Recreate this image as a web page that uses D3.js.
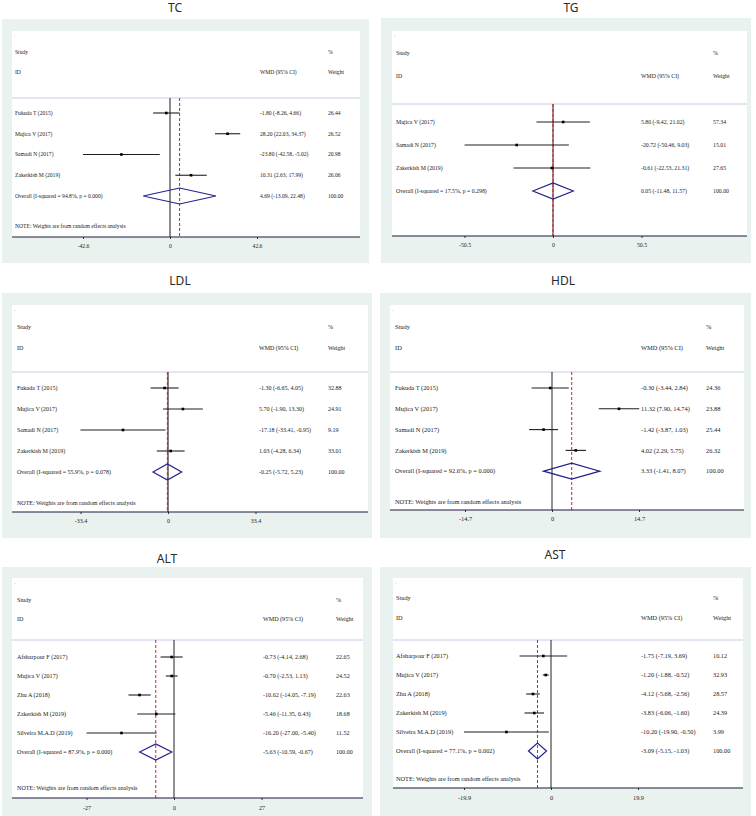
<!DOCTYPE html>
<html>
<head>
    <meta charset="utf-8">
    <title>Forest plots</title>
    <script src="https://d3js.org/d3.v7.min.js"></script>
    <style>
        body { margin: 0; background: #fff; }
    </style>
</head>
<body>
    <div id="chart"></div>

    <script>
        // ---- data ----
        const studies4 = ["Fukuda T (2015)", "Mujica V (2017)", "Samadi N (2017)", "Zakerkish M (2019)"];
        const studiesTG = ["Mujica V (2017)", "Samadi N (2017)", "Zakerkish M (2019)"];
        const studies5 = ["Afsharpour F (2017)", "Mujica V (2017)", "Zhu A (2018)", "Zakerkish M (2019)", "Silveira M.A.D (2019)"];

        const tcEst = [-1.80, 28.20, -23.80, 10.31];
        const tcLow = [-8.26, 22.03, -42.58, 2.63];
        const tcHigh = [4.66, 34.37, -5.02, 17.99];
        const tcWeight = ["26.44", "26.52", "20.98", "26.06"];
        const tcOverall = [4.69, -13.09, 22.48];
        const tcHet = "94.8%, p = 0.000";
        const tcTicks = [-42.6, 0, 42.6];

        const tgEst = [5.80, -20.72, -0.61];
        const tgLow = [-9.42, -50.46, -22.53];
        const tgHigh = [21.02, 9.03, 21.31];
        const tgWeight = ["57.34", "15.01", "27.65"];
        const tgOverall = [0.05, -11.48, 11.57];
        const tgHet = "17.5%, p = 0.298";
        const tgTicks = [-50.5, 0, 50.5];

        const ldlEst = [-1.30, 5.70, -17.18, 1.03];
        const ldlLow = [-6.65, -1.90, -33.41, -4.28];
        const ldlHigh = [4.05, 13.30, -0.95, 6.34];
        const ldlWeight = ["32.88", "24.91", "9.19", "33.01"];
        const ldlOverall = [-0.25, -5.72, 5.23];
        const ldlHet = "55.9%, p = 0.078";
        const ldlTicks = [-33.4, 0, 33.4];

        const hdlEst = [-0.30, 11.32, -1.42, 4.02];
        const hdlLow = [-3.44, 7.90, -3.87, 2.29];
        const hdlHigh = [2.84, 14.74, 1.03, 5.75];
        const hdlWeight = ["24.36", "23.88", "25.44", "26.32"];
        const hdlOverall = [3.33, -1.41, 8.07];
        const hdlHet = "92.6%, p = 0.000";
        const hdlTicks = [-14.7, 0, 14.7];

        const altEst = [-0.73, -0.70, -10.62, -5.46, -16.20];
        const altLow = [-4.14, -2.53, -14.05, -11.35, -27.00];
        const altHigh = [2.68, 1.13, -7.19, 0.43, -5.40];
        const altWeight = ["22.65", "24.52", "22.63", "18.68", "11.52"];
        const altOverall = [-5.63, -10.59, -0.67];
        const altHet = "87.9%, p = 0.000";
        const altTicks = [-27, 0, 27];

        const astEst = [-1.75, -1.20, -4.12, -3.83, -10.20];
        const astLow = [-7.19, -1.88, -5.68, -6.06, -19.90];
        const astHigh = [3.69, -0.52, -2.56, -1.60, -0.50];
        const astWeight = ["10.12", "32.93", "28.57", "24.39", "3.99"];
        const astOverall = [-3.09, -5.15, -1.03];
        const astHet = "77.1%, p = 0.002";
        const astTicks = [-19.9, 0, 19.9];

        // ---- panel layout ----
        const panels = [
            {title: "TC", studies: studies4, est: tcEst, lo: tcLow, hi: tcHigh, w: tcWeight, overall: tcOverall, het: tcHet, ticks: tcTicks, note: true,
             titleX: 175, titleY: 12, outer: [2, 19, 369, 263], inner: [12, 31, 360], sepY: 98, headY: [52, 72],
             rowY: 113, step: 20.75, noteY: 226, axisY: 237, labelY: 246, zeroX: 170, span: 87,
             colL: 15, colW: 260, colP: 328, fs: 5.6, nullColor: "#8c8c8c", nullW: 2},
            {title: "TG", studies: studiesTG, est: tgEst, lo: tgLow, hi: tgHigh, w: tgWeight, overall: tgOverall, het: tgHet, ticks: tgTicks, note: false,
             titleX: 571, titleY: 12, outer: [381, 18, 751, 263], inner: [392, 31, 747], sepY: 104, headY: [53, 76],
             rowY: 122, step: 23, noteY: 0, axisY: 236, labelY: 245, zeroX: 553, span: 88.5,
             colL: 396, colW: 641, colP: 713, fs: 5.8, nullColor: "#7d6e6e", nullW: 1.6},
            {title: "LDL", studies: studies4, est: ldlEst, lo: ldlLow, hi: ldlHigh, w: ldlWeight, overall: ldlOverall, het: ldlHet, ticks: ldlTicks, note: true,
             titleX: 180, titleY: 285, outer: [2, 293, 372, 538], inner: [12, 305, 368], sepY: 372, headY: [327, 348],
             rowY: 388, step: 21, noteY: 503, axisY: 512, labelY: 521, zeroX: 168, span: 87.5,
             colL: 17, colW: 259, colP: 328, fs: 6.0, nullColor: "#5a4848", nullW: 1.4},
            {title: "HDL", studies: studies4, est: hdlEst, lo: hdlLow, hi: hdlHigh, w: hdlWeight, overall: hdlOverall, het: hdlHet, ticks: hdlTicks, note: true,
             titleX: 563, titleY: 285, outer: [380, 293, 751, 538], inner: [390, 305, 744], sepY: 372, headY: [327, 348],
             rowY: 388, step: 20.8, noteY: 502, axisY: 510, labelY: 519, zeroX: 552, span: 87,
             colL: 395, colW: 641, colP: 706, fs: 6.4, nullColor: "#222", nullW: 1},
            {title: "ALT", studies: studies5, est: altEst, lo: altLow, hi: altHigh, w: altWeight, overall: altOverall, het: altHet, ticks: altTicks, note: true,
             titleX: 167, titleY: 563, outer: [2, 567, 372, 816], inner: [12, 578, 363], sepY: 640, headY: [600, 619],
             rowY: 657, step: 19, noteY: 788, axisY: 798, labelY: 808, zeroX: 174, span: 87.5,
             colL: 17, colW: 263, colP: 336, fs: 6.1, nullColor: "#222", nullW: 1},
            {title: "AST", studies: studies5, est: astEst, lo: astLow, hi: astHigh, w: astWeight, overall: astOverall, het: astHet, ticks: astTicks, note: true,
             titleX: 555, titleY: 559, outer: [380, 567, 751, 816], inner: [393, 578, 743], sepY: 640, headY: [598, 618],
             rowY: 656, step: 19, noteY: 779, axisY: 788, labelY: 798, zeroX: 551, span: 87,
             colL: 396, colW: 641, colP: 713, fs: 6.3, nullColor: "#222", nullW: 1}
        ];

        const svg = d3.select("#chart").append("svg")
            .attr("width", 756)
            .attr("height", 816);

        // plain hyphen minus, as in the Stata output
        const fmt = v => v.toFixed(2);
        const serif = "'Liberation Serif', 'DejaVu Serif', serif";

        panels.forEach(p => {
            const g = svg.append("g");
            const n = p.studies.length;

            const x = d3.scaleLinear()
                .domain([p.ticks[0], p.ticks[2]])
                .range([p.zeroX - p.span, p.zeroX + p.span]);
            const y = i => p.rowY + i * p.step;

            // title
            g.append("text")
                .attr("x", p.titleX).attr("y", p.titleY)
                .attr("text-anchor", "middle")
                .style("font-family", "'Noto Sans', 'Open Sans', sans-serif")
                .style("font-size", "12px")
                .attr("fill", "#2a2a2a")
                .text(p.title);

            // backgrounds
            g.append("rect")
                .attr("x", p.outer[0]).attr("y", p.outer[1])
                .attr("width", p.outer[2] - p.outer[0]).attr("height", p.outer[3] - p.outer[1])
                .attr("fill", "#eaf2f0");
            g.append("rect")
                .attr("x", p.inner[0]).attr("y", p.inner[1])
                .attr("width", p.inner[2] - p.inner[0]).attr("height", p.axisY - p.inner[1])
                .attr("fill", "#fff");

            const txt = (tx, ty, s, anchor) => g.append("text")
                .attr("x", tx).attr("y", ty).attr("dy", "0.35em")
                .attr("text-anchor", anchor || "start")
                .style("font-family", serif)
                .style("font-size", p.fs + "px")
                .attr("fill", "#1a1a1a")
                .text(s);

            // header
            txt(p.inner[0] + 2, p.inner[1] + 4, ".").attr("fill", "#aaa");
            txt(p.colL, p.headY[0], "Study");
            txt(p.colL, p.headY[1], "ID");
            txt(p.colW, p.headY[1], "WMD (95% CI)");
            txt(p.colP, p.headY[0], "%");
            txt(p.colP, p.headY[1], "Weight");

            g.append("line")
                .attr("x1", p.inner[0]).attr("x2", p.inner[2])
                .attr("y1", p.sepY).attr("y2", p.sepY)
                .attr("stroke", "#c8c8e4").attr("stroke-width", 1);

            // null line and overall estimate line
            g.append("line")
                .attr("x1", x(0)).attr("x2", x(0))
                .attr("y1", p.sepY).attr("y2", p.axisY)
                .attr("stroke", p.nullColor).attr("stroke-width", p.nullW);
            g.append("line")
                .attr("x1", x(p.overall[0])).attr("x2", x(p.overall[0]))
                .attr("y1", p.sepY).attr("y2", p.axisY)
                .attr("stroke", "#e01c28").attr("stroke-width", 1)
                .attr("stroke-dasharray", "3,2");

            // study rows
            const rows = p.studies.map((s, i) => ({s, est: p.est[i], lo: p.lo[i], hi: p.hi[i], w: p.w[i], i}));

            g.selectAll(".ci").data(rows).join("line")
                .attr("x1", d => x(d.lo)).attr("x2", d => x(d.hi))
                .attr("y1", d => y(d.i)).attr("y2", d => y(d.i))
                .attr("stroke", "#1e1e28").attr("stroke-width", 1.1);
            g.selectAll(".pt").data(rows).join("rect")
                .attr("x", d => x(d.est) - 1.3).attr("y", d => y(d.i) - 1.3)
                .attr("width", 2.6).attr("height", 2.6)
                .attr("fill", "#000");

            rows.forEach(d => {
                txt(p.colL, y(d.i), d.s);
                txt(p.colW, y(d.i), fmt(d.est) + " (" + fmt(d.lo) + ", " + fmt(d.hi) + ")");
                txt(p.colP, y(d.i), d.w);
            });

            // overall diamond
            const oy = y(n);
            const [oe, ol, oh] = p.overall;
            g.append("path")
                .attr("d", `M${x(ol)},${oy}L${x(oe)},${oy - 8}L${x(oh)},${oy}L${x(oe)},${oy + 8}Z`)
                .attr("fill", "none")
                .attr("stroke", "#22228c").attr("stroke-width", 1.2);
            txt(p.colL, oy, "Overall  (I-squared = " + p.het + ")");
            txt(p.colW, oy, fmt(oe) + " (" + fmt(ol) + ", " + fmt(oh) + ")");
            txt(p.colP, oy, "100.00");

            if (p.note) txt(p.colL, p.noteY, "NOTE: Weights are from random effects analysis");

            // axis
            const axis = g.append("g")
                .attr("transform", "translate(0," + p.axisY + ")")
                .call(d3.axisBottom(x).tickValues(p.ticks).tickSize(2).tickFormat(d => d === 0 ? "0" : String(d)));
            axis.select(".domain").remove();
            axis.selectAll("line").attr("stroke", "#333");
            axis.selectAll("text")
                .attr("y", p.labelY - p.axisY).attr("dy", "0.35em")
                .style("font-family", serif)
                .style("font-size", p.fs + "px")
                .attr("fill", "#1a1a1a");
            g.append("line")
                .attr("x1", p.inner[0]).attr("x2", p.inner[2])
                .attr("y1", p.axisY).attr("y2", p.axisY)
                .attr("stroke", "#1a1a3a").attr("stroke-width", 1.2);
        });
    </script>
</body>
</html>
#####
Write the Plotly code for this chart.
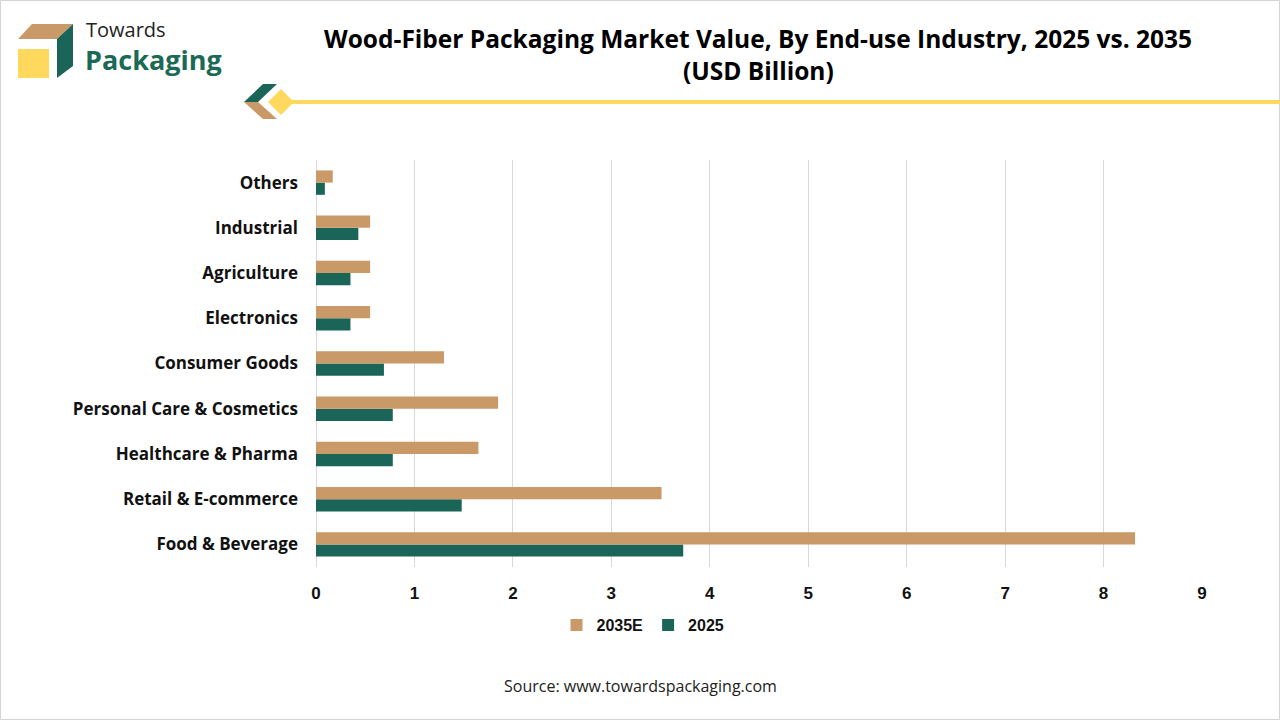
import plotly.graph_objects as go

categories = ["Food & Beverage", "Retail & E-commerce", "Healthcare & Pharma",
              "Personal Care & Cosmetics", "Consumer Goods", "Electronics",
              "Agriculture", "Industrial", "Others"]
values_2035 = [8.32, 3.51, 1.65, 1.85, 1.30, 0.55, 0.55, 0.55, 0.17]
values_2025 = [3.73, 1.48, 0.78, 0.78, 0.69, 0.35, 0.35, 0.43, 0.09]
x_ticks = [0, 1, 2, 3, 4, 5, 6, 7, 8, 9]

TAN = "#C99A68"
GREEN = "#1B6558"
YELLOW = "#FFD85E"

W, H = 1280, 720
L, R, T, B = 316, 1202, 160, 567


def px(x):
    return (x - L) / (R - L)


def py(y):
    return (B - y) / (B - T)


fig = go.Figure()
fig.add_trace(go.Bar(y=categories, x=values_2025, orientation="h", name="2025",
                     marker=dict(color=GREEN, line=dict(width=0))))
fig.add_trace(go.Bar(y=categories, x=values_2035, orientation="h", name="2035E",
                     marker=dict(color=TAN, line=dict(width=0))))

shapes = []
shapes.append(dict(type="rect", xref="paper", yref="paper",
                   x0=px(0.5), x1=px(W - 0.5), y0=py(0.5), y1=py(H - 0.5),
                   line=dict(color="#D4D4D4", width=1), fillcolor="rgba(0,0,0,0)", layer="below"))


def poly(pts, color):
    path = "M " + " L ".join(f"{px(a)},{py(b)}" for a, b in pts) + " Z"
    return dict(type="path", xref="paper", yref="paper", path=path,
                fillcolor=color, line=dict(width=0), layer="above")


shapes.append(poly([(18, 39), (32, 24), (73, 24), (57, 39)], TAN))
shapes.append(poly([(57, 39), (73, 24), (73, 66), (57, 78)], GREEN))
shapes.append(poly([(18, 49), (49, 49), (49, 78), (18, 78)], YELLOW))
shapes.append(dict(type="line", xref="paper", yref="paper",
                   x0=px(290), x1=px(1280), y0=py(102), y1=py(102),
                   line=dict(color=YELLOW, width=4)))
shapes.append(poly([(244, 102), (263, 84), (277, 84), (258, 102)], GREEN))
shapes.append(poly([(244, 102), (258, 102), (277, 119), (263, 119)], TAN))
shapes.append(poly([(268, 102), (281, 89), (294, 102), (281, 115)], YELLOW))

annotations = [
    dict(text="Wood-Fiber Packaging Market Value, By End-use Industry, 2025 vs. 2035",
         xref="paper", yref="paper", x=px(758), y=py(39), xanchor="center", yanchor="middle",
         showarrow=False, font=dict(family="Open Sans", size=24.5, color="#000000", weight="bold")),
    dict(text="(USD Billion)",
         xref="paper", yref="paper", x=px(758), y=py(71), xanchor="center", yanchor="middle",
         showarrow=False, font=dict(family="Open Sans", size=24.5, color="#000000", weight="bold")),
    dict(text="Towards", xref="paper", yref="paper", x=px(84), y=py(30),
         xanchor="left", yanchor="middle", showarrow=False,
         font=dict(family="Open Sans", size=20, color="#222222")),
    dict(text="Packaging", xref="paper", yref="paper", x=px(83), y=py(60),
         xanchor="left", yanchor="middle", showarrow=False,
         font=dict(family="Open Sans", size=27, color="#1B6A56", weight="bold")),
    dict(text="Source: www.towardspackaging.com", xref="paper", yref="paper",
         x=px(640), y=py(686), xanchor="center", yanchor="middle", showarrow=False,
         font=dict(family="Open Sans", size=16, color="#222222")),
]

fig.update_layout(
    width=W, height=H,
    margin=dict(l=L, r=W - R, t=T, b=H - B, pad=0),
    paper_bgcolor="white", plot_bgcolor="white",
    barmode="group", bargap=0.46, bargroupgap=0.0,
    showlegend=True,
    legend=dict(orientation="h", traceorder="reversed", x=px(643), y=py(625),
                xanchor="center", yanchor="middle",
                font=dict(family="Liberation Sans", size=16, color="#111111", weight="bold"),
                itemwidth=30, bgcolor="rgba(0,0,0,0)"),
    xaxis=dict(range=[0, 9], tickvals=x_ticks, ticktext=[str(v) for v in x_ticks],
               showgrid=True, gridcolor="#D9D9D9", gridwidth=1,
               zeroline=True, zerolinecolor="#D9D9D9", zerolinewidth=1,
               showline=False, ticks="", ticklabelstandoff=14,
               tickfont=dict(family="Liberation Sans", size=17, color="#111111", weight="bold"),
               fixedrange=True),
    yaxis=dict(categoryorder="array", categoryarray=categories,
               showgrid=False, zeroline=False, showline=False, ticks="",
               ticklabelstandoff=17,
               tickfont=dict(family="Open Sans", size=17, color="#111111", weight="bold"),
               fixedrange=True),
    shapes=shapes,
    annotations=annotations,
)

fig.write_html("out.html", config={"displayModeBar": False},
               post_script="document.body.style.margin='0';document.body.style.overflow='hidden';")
#####
Work to complete: Above are records; repeat only the lines from the line with "Recreate this image" through the line with "const tcTicks = [-42.6, 0, 42.6];", and leave pictures out.

The solution:
Recreate this image as a web page that uses D3.js.
<!DOCTYPE html>
<html>
<head>
    <meta charset="utf-8">
    <title>Forest plots</title>
    <script src="https://d3js.org/d3.v7.min.js"></script>
    <style>
        body { margin: 0; background: #fff; }
    </style>
</head>
<body>
    <div id="chart"></div>

    <script>
        // ---- data ----
        const studies4 = ["Fukuda T (2015)", "Mujica V (2017)", "Samadi N (2017)", "Zakerkish M (2019)"];
        const studiesTG = ["Mujica V (2017)", "Samadi N (2017)", "Zakerkish M (2019)"];
        const studies5 = ["Afsharpour F (2017)", "Mujica V (2017)", "Zhu A (2018)", "Zakerkish M (2019)", "Silveira M.A.D (2019)"];

        const tcEst = [-1.80, 28.20, -23.80, 10.31];
        const tcLow = [-8.26, 22.03, -42.58, 2.63];
        const tcHigh = [4.66, 34.37, -5.02, 17.99];
        const tcWeight = ["26.44", "26.52", "20.98", "26.06"];
        const tcOverall = [4.69, -13.09, 22.48];
        const tcHet = "94.8%, p = 0.000";
        const tcTicks = [-42.6, 0, 42.6];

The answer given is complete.